Mainstream parties and governments have been adopting proposals and discourses from these parties. Some of these parties – the Danish People’s Party (Dansk Folkeparti) being the most famous – now have real power. Consequently, the last three decades have seen Scandinavian countries take a restrictive turn. Newer restrictive measures include the reintroduction of border controls, an expanded immigration detention regime, prioritising development aid over accepting asylum seekers, and a curtailment of the rights of asylum seekers.

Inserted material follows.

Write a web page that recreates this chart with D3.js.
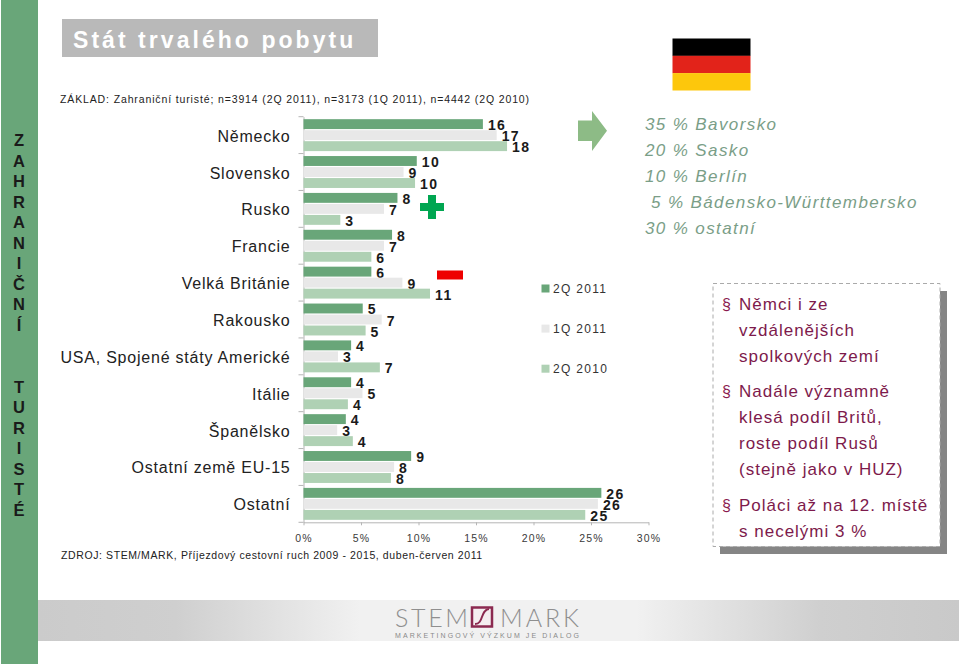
<!DOCTYPE html>
<html>
<head>
<meta charset="utf-8">
<script src="https://cdn.jsdelivr.net/npm/d3@7"></script>
<style>
  html, body { margin: 0; padding: 0; background: #fff; }
  text { font-family: "Liberation Sans", Arial, sans-serif; }
  .axis path, .axis line { stroke: #b5b5b5; }
  .axis text { fill: #3a3a3a; font-size: 10.5px; letter-spacing: 1.25px; }
</style>
</head>
<body>
<svg id="chart" width="960" height="666"></svg>
<script>
const categories = ["Německo", "Slovensko", "Rusko", "Francie", "Velká Británie", "Rakousko",
  "USA, Spojené státy Americké", "Itálie", "Španělsko", "Ostatní země EU-15", "Ostatní"];
const seriesNames = ["2Q 2011", "1Q 2011", "2Q 2010"];
const q2y2011 = [15.6, 9.85, 8.17, 7.7, 5.9, 5.15, 4.14, 4.14, 3.68, 9.36, 25.9];
const q1y2011 = [16.8, 8.7, 7, 7, 8.6, 6.8, 3, 5.13, 2.93, 7.88, 25.6];
const q2y2010 = [17.7, 9.7, 3.2, 5.9, 11, 5.4, 6.64, 3.86, 4.29, 7.6, 24.5];
const seriesValues = [q2y2011, q1y2011, q2y2010];
const seriesColors = ["#69a679", "#e8e8e8", "#afd1b4"];
const xTicks = [0, 5, 10, 15, 20, 25, 30];

const sideLetters = ["Z","A","H","R","A","N","I","Č","N","Í"," "," ","T","U","R","I","S","T","É"];
const regionLines = [["35 %", "Bavorsko"], ["20 %", "Sasko"], ["10 %", "Berlín"],
  ["5 %", "Bádensko-Württembersko"], ["30 %", "ostatní"]];
const noteGroups = [["Němci i ze", "vzdálenějších", "spolkových zemí"],
  ["Nadále významně", "klesá podíl Britů,", "roste podíl Rusů", "(stejně jako v HUZ)"],
  ["Poláci až na 12. místě", "s necelými 3 %"]];
const flagColors = ["#000000", "#e2231a", "#fdc70c"];

const svg = d3.select("#chart");
const defs = svg.append("defs");

// left strip with the vertical heading
svg.append("rect").attr("x", 1).attr("y", 0).attr("width", 37).attr("height", 664).attr("fill", "#69a679");
svg.append("g").selectAll("text").data(sideLetters).enter().append("text")
  .attr("x", 19)
  .attr("y", (d, i) => 146 + i * 20.55)
  .attr("text-anchor", "middle")
  .attr("font-size", 16.5)
  .attr("font-weight", "bold")
  .attr("fill", "#1a1a1a")
  .text(d => d);

// title
svg.append("rect").attr("x", 62).attr("y", 19).attr("width", 316).attr("height", 38).attr("fill", "#b9b9b9");
svg.append("text").attr("x", 73).attr("y", 48)
  .attr("font-size", 23).attr("font-weight", "bold").attr("fill", "#fff")
  .style("letter-spacing", "3.05px").text("Stát trvalého pobytu");

svg.append("text").attr("x", 60).attr("y", 103).attr("font-size", 10.5).attr("fill", "#222")
  .style("letter-spacing", "0.87px")
  .text("ZÁKLAD: Zahraniční turisté; n=3914 (2Q 2011), n=3173 (1Q 2011), n=4442 (2Q 2010)");

// bars
const x = d3.scaleLinear().domain([0, 30]).range([303.5, 648.5]);
const y = d3.scaleBand().domain(categories).range([116.7, 522.3]);
const inner = d3.scaleBand().domain(seriesNames).range([0, y.bandwidth()]).paddingInner(0.1).paddingOuter(0.225);

const yAxis = d3.axisLeft(y).tickValues([]).tickSizeOuter(0);
svg.append("g").attr("class", "axis").attr("transform", "translate(303.5,0)").call(yAxis);
// category separators sit between the bands, not on their centres
svg.append("g").attr("class", "axis").selectAll("line")
  .data(categories.concat("end")).enter().append("line")
  .attr("x1", 298.5).attr("x2", 303.5)
  .attr("y1", (d, i) => y.range()[0] + i * y.step())
  .attr("y2", (d, i) => y.range()[0] + i * y.step());

const xAxis = d3.axisBottom(x).tickValues(xTicks).tickFormat(d => d + "%").tickSize(3).tickSizeOuter(0).tickPadding(9);
svg.append("g").attr("class", "axis").attr("transform", "translate(0,522.3)").call(xAxis);

const series = svg.append("g").selectAll("g").data(seriesNames).enter().append("g");
series.each(function(name, s) {
  const g = d3.select(this);
  const vals = seriesValues[s];
  g.selectAll("rect").data(categories).enter().append("rect")
    .attr("x", x(0))
    .attr("y", c => y(c) + inner(name))
    .attr("width", (c, i) => x(vals[i]) - x(0))
    .attr("height", inner.bandwidth())
    .attr("fill", seriesColors[s]);
  g.selectAll("text").data(categories).enter().append("text")
    .attr("x", (c, i) => x(vals[i]) + 5)
    .attr("y", c => y(c) + inner(name) + inner.bandwidth() / 2 + 6)
    .attr("font-size", 14)
    .attr("font-weight", "bold")
    .attr("fill", "#1a1a1a")
    .style("letter-spacing", "1.4px")
    .text((c, i) => Math.round(vals[i]));
});

svg.append("g").selectAll("text").data(categories).enter().append("text")
  .attr("x", 290.5)
  .attr("y", c => y(c) + y.bandwidth() / 2 + 6.5)
  .attr("text-anchor", "end")
  .attr("font-size", 16)
  .attr("fill", "#222")
  .style("letter-spacing", "0.78px")
  .text(c => c);

svg.append("text").attr("x", 61).attr("y", 559).attr("font-size", 10.5).attr("fill", "#222")
  .style("letter-spacing", "0.6px")
  .text("ZDROJ: STEM/MARK, Příjezdový cestovní ruch 2009 - 2015, duben-červen 2011");

// legend
const legendY = d3.scalePoint().domain(seriesNames).range([288.5, 368.7]);
const legend = svg.append("g").selectAll("g").data(seriesNames).enter().append("g");
legend.append("rect").attr("x", 541.5).attr("y", d => legendY(d) - 4).attr("width", 8).attr("height", 8)
  .attr("fill", (d, i) => seriesColors[i]);
legend.append("text").attr("x", 553).attr("y", d => legendY(d) + 4.5).attr("font-size", 12).attr("fill", "#333")
  .style("letter-spacing", "1.3px").text(d => d);

// arrow, plus, minus
svg.append("path").attr("d", "M578,120.5H592V111L607,130.7L592,151V141H578Z").attr("fill", "#8dbb86");
svg.append("path").attr("d", "M428,195H436V203H444V211H436V219H428V211H420V203H428Z").attr("fill", "#00a651");
svg.append("rect").attr("x", 437).attr("y", 270.5).attr("width", 26).attr("height", 9).attr("fill", "#ee0000");

// flag
svg.append("g").selectAll("rect").data(flagColors).enter().append("rect")
  .attr("x", 672.5).attr("y", (d, i) => 38.5 + i * 17.3).attr("width", 78).attr("height", 17.4).attr("fill", d => d);

// share of German regions
const regionRows = svg.append("g").selectAll("text").data(regionLines).enter().append("text")
  .attr("y", (d, i) => 130 + i * 26)
  .attr("font-size", 17)
  .attr("font-style", "italic")
  .attr("fill", "#7a9e87")
  .style("letter-spacing", "1.4px");
regionRows.append("tspan").attr("x", d => d[0].length < 4 ? 651 : 645).text(d => d[0]);
regionRows.append("tspan").attr("dx", 6).text(d => d[1]);

// note box
svg.append("rect").attr("x", 720).attr("y", 291).attr("width", 227).attr("height", 263).attr("fill", "#858585");
svg.append("rect").attr("x", 713).attr("y", 283.5).attr("width", 227).attr("height", 263)
  .attr("fill", "#fff").attr("stroke", "#aaa").attr("stroke-dasharray", "4 3");
const noteTop = [310, 397, 511];
noteGroups.forEach((lines, g) => {
  svg.append("text").attr("x", 722).attr("y", noteTop[g]).attr("font-size", 16).attr("fill", "#8b1a4f").text("§");
  svg.append("g").selectAll("text").data(lines).enter().append("text")
    .attr("x", 739)
    .attr("y", (d, i) => noteTop[g] + i * 26)
    .attr("font-size", 17)
    .attr("fill", "#7d1a4c")
    .style("letter-spacing", "1px")
    .text(d => d);
});

// footer band and logo
const grad = defs.append("linearGradient").attr("id", "band");
grad.append("stop").attr("offset", "0%").attr("stop-color", "#cbcbcb");
grad.append("stop").attr("offset", "15%").attr("stop-color", "#cfcfcf");
grad.append("stop").attr("offset", "35%").attr("stop-color", "#f1f1f1");
grad.append("stop").attr("offset", "65%").attr("stop-color", "#f1f1f1");
grad.append("stop").attr("offset", "85%").attr("stop-color", "#cfcfcf");
grad.append("stop").attr("offset", "100%").attr("stop-color", "#c9c9c9");
svg.append("rect").attr("x", 38).attr("y", 600).attr("width", 921).attr("height", 41).attr("fill", "url(#band)");
svg.append("text").attr("x", 395).attr("y", 626.5).attr("font-size", 25).attr("fill", "#8f8f8f")
  .style("font-family", "Lato, 'Liberation Sans'").style("font-weight", "300").attr("textLength", 73).text("STEM");
svg.append("text").attr("x", 500).attr("y", 626.5).attr("font-size", 25).attr("fill", "#8f8f8f")
  .style("font-family", "Lato, 'Liberation Sans'").style("font-weight", "300").attr("textLength", 79).text("MARK");
svg.append("rect").attr("x", 472).attr("y", 607.5).attr("width", 20).attr("height", 19)
  .attr("fill", "#f4eef0").attr("stroke", "#8b2a50").attr("stroke-width", 2.5);
svg.append("path").attr("d", "M475,624C484,624 480,610 489,609").attr("fill", "none").attr("stroke", "#8b2a50").attr("stroke-width", 2);
svg.append("text").attr("x", 395).attr("y", 638).attr("font-size", 7).attr("fill", "#8a8a8a")
  .attr("textLength", 184).text("MARKETINGOVÝ VÝZKUM JE DIALOG");
</script>
</body>
</html>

Life in a Danish refugee camp, 2015. EPA/Henning Bagger

There are signs that Denmark has set a restrictionist example for its neighbours. When it comes to immigration, Sweden is still Scandinavia’s most liberal country, but some new measures and laws are taking a restrictive turn. Before long, Sweden too may be categorising immigrants as “Western” and “non-Western” – not least since the anti-immigrant Sweden Democrats are the third largest party in its divided parliament.

The dehumanising effects of Danish immigration policy are well-known. The 2016 “jewellery bill” allows Danish authorities to seize asylum seekers’ valuables to help cover their expenses, and certain functions of border control are now within the remit of the Danish military.

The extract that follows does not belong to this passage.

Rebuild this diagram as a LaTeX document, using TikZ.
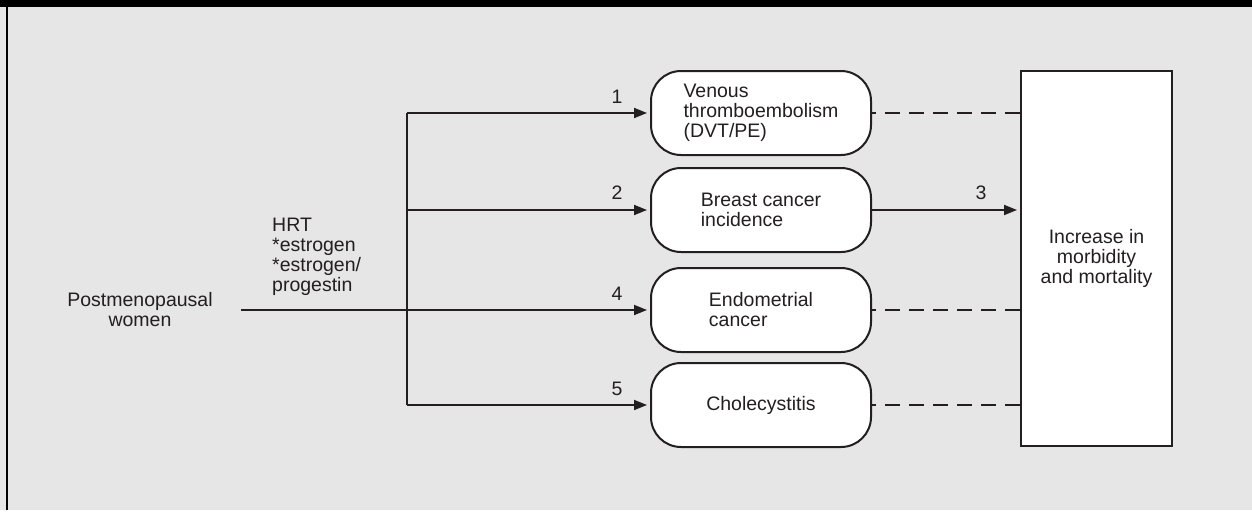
\documentclass[tikz,border=0pt]{standalone}
\usepackage{fontspec}
\setmainfont{Liberation Sans}
\usetikzlibrary{arrows.meta}
\definecolor{panel}{RGB}{230,230,230}
\definecolor{ink}{RGB}{35,31,32}

\begin{document}
\begin{tikzpicture}[
    x=1pt, y=-1pt,
    every node/.style={font=\fontsize{19.5}{20}\selectfont, text=ink, inner sep=0pt},
    outcome/.style={draw=ink, line width=2pt, fill=white, rounded corners=30pt,
                    minimum width=220pt, minimum height=84pt, align=left},
    result/.style={draw=ink, line width=2pt, fill=white,
                   minimum width=151pt, minimum height=375pt, align=center},
    link/.style={draw=ink, line width=1.8pt, shorten >=3pt,
                 -{Triangle[length=13pt,width=10pt]}},
    nolink/.style={draw=ink, line width=1.8pt, dash pattern=on 15pt off 9pt, dash phase=11pt}
]
  % Grey panel with the black top band and left rule.
  \fill[panel] (0,0) rectangle (1252,510);
  \fill[black] (0,0) rectangle (1252,7);
  \draw[black, line width=2pt] (7,7) -- (7,510);
  \useasboundingbox (0,0) rectangle (1252,510);

  % Outcomes and the end box.
  \node[outcome] (vte) at (761,113) {Venous\\thromboembolism\\(DVT/PE)};
  \node[outcome] (breast) at (761,210) {Breast cancer\\incidence};
  \node[outcome] (endo) at (761,310) {Endometrial\\cancer};
  \node[outcome] (chol) at (761,405) {Cholecystitis};
  \node[result] (big) at (1096.5,258.5) {Increase in\\morbidity\\and mortality};

  \node[align=center] (women) at (140,310) {Postmenopausal\\women};
  \node[align=left, anchor=west] (hrt) at (272,257) {HRT\\*estrogen\\*estrogen/\\progestin};

  % Branching from the treatment line.
  \coordinate (fork) at (407,0);
  \draw[ink, line width=1.8pt] (fork |- vte.west) -- (fork |- chol.west);
  \foreach \b in {vte,breast,chol}
    \draw[link] (fork |- \b.west) -- (\b.west);
  \draw[link, shorten <=28pt] (women.east) -- (endo.west);
  \draw[link] (breast.east) -- (big.west |- breast.east);
  \foreach \b in {vte,endo,chol}
    \draw[nolink] (\b.east) -- (big.west |- \b.east);

  % Link numbers.
  \node (n1) at (617,97) {1};
  \node (n2) at (617,193) {2};
  \node (n3) at (981,193) {3};
  \node (n4) at (617,294) {4};
  \node (n5) at (617,389) {5};
\end{tikzpicture}
\end{document}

As one group of researchers have explained, Denmark’s rejected asylum seekers will soon be placed in removal centres. Once there, “authorities will assess whether the rejected asylum seeker co-operates or not with his/her ‘repatriation’. If considered unwilling to co-operate, the rejected asylum seeker is to be moved to the deportation centres Kærshovedgaard or Sjælsmark”.

If such practices are really becoming the norm, then Trump’s plea for Norwegian immigrants takes on another disturbing dimension. Besides an uncensored racist misconception of how Scandinavia looks, it’s also unwittingly in keeping with an increasingly unwelcoming and racist turn in countries famed for their supposed openness and egalitarianism.